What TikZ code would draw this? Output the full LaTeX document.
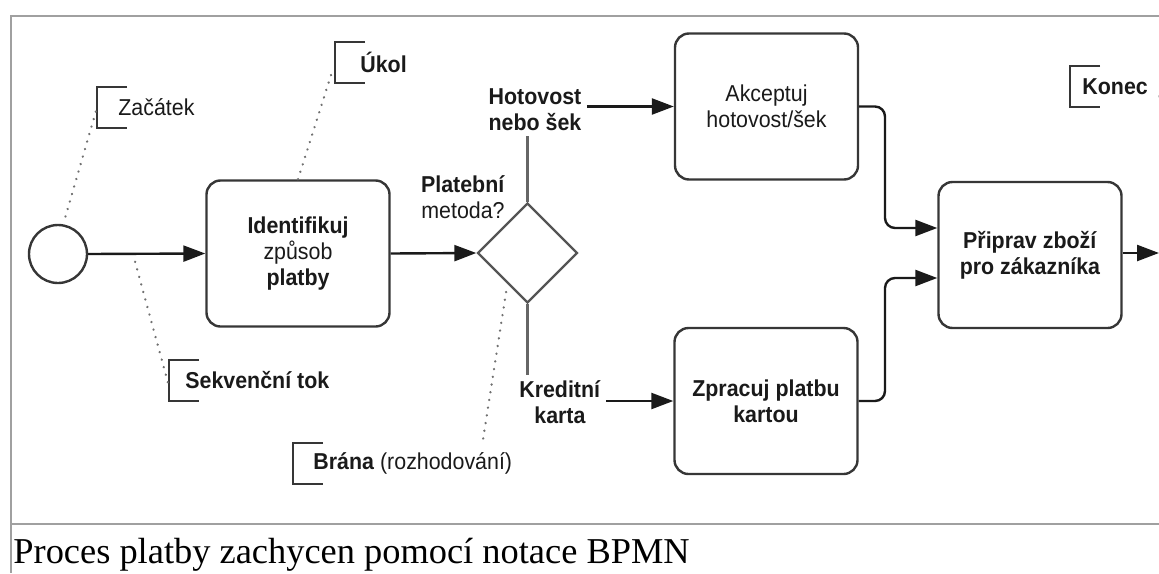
\documentclass[tikz,border=0pt]{standalone}
\usepackage{fontspec}
\setmainfont{Liberation Serif}
\newfontfamily\lblfont[FakeStretch=0.93]{Liberation Sans}
\usetikzlibrary{shapes.geometric,arrows.meta,calc}

\definecolor{framegray}{HTML}{A0A0A0}
\definecolor{boxgray}{HTML}{363636}
\definecolor{gategray}{HTML}{555555}
\definecolor{linkgray}{HTML}{666666}
\definecolor{dotgray}{HTML}{707070}
\definecolor{ink}{HTML}{1A1A1A}

% bracket of a text annotation, drawn along the west side of a node
\newcommand\bracketfor[1]{%
  \draw[brk] ([xshift=15pt]#1.north west) -- (#1.north west)
             -- (#1.south west) -- ([xshift=15pt]#1.south west);}

\begin{document}
\begin{tikzpicture}[x=0.5pt,y=-0.5pt,
  lbl/.style={font=\lblfont\fontsize{11.5}{13}\selectfont, align=center,
              inner sep=2.5pt, text=ink},
  task/.style={lbl, draw=boxgray, line width=1.2pt, rounded corners=7pt,
               minimum width=91.5pt, minimum height=73pt, fill=white},
  flow/.style={draw=ink, line width=1.2pt,
               -{Triangle[length=11pt,width=8pt]}},
  link/.style={draw=linkgray, line width=1.2pt},
  brk/.style={draw=boxgray, line width=1.2pt},
  note/.style={draw=dotgray, line width=1.2pt, line cap=round,
               dash pattern=on 0.1pt off 3.8pt},
  annot/.style={lbl, anchor=west, minimum height=20pt, inner ysep=0pt},
  frame/.style={draw=framegray, line width=1.3pt}
]
\useasboundingbox (0,0) rectangle (1159,573);

% figure frame and caption area
\draw[frame] (1159,16) -- (11,16) -- (11,573);
\draw[frame] (11,524) -- (1159,524);
\node[anchor=base west, inner sep=0, font=\fontsize{18.2}{20}\selectfont]
  (cap) at (13,563) {Proces platby zachycen pomocí notace BPMN};

% events, tasks and the gateway
\node[circle, draw=boxgray, line width=1.2pt, minimum size=29pt, inner sep=0]
  (start) at (58,254) {};
\node[task] (ident) at (298,253.5)
  {\textbf{Identifikuj}\\způsob\\\textbf{platby}};
\node[diamond, draw=gategray, line width=1.2pt, minimum width=50pt,
      minimum height=50pt, inner sep=0, aspect=1] (gw) at (527.5,253) {};
\node[task] (akc) at (766.5,106.5) {Akceptuj\\hotovost/šek};
\node[task] (zpr) at (766,401) {\textbf{Zpracuj platbu}\\\textbf{kartou}};
\node[task] (prip) at (1030,255) {\textbf{Připrav zboží}\\\textbf{pro zákazníka}};

% gateway and branch labels
\node[lbl] (metoda) at (463,197) {\textbf{Platební}\\metoda?};
\node[lbl] (hot) at (535,110) {\textbf{Hotovost}\\\textbf{nebo šek}};
\node[lbl] (kred) at (560,402) {\textbf{Kreditní}\\\textbf{karta}};

% sequence flows
\draw[flow] (start.east) -- (ident.west);
\draw[flow] (ident.east) -- (gw.west);
\draw[link] (gw.north) -- (gw.north |- hot.south);
\draw[flow] (hot.east |- akc.west) -- (akc.west);
\draw[link] (gw.south) -- (gw.south |- kred.north);
\draw[flow] (kred.east |- zpr.west) -- (zpr.west);
\coordinate (j1) at (885,228);
\coordinate (j2) at (885,278);
\draw[flow, rounded corners=5pt] (akc.east) -| (j1) -- (prip.west |- j1);
\draw[flow, rounded corners=5pt] (zpr.east) -| (j2) -- (prip.west |- j2);
\coordinate (out) at (1159,253);
\draw[flow] (prip.east |- out) -- (out);

% text annotations
\node[annot, inner xsep=10.5pt] (zac) at (97,107.5) {Začátek};
\node[annot, inner xsep=12.5pt] (ukol) at (335,62.5) {\textbf{Úkol}};
\node[annot, inner xsep=8pt] (sek) at (169,380.5) {\textbf{Sekvenční tok}};
\node[annot, inner xsep=10pt] (bra) at (293,463.5) {\textbf{Brána} (rozhodování)};
\node[annot, inner xsep=6pt] (kon) at (1070,86.5) {\textbf{Konec}};
\bracketfor{zac}
\bracketfor{ukol}
\bracketfor{sek}
\bracketfor{bra}
\bracketfor{kon}

% associations of the annotations
\coordinate (s1) at (133,254);
\coordinate (b1) at (482,446);
\coordinate (k1) at (1159,97);
\draw[note, shorten <=4pt, shorten >=1pt] (start.80) -- (zac.west);
\draw[note, shorten >=3pt] (ident.north) -- (ukol.west);
\draw[note, shorten <=4pt, shorten >=1pt] (s1) -- ($(sek.west)+(0,-3pt)$);
\draw[note, shorten <=4pt] (gw.237) -- (b1);
\draw[note, shorten <=2pt] ($(kon.east)+(3pt,0)$) -- (k1);
\end{tikzpicture}
\end{document}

───

GIVEN EXERCISE:
Copy the data word for word. Pictures do not go in the copy.

WRITTEN SOLUTION:
What TikZ code would draw this? Output the full LaTeX document.
\documentclass[tikz,border=0pt]{standalone}
\usepackage{fontspec}
\setmainfont{Liberation Serif}
\newfontfamily\lblfont[FakeStretch=0.93]{Liberation Sans}
\usetikzlibrary{shapes.geometric,arrows.meta,calc}

\definecolor{framegray}{HTML}{A0A0A0}
\definecolor{boxgray}{HTML}{363636}
\definecolor{gategray}{HTML}{555555}
\definecolor{linkgray}{HTML}{666666}
\definecolor{dotgray}{HTML}{707070}
\definecolor{ink}{HTML}{1A1A1A}

% bracket of a text annotation, drawn along the west side of a node
\newcommand\bracketfor[1]{%
  \draw[brk] ([xshift=15pt]#1.north west) -- (#1.north west)
             -- (#1.south west) -- ([xshift=15pt]#1.south west);}

\begin{document}
\begin{tikzpicture}[x=0.5pt,y=-0.5pt,
  lbl/.style={font=\lblfont\fontsize{11.5}{13}\selectfont, align=center,
              inner sep=2.5pt, text=ink},
  task/.style={lbl, draw=boxgray, line width=1.2pt, rounded corners=7pt,
               minimum width=91.5pt, minimum height=73pt, fill=white},
  flow/.style={draw=ink, line width=1.2pt,
               -{Triangle[length=11pt,width=8pt]}},
  link/.style={draw=linkgray, line width=1.2pt},
  brk/.style={draw=boxgray, line width=1.2pt},
  note/.style={draw=dotgray, line width=1.2pt, line cap=round,
               dash pattern=on 0.1pt off 3.8pt},
  annot/.style={lbl, anchor=west, minimum height=20pt, inner ysep=0pt},
  frame/.style={draw=framegray, line width=1.3pt}
]
\useasboundingbox (0,0) rectangle (1159,573);

% figure frame and caption area
\draw[frame] (1159,16) -- (11,16) -- (11,573);
\draw[frame] (11,524) -- (1159,524);
\node[anchor=base west, inner sep=0, font=\fontsize{18.2}{20}\selectfont]
  (cap) at (13,563) {Proces platby zachycen pomocí notace BPMN};

% events, tasks and the gateway
\node[circle, draw=boxgray, line width=1.2pt, minimum size=29pt, inner sep=0]
  (start) at (58,254) {};
\node[task] (ident) at (298,253.5)
  {\textbf{Identifikuj}\\způsob\\\textbf{platby}};
\node[diamond, draw=gategray, line width=1.2pt, minimum width=50pt,
      minimum height=50pt, inner sep=0, aspect=1] (gw) at (527.5,253) {};
\node[task] (akc) at (766.5,106.5) {Akceptuj\\hotovost/šek};
\node[task] (zpr) at (766,401) {\textbf{Zpracuj platbu}\\\textbf{kartou}};
\node[task] (prip) at (1030,255) {\textbf{Připrav zboží}\\\textbf{pro zákazníka}};

% gateway and branch labels
\node[lbl] (metoda) at (463,197) {\textbf{Platební}\\metoda?};
\node[lbl] (hot) at (535,110) {\textbf{Hotovost}\\\textbf{nebo šek}};
\node[lbl] (kred) at (560,402) {\textbf{Kreditní}\\\textbf{karta}};

% sequence flows
\draw[flow] (start.east) -- (ident.west);
\draw[flow] (ident.east) -- (gw.west);
\draw[link] (gw.north) -- (gw.north |- hot.south);
\draw[flow] (hot.east |- akc.west) -- (akc.west);
\draw[link] (gw.south) -- (gw.south |- kred.north);
\draw[flow] (kred.east |- zpr.west) -- (zpr.west);
\coordinate (j1) at (885,228);
\coordinate (j2) at (885,278);
\draw[flow, rounded corners=5pt] (akc.east) -| (j1) -- (prip.west |- j1);
\draw[flow, rounded corners=5pt] (zpr.east) -| (j2) -- (prip.west |- j2);
\coordinate (out) at (1159,253);
\draw[flow] (prip.east |- out) -- (out);

% text annotations
\node[annot, inner xsep=10.5pt] (zac) at (97,107.5) {Začátek};
\node[annot, inner xsep=12.5pt] (ukol) at (335,62.5) {\textbf{Úkol}};
\node[annot, inner xsep=8pt] (sek) at (169,380.5) {\textbf{Sekvenční tok}};
\node[annot, inner xsep=10pt] (bra) at (293,463.5) {\textbf{Brána} (rozhodování)};
\node[annot, inner xsep=6pt] (kon) at (1070,86.5) {\textbf{Konec}};
\bracketfor{zac}
\bracketfor{ukol}
\bracketfor{sek}
\bracketfor{bra}
\bracketfor{kon}

% associations of the annotations
\coordinate (s1) at (133,254);
\coordinate (b1) at (482,446);
\coordinate (k1) at (1159,97);
\draw[note, shorten <=4pt, shorten >=1pt] (start.80) -- (zac.west);
\draw[note, shorten >=3pt] (ident.north) -- (ukol.west);
\draw[note, shorten <=4pt, shorten >=1pt] (s1) -- ($(sek.west)+(0,-3pt)$);
\draw[note, shorten <=4pt] (gw.237) -- (b1);
\draw[note, shorten <=2pt] ($(kon.east)+(3pt,0)$) -- (k1);
\end{tikzpicture}
\end{document}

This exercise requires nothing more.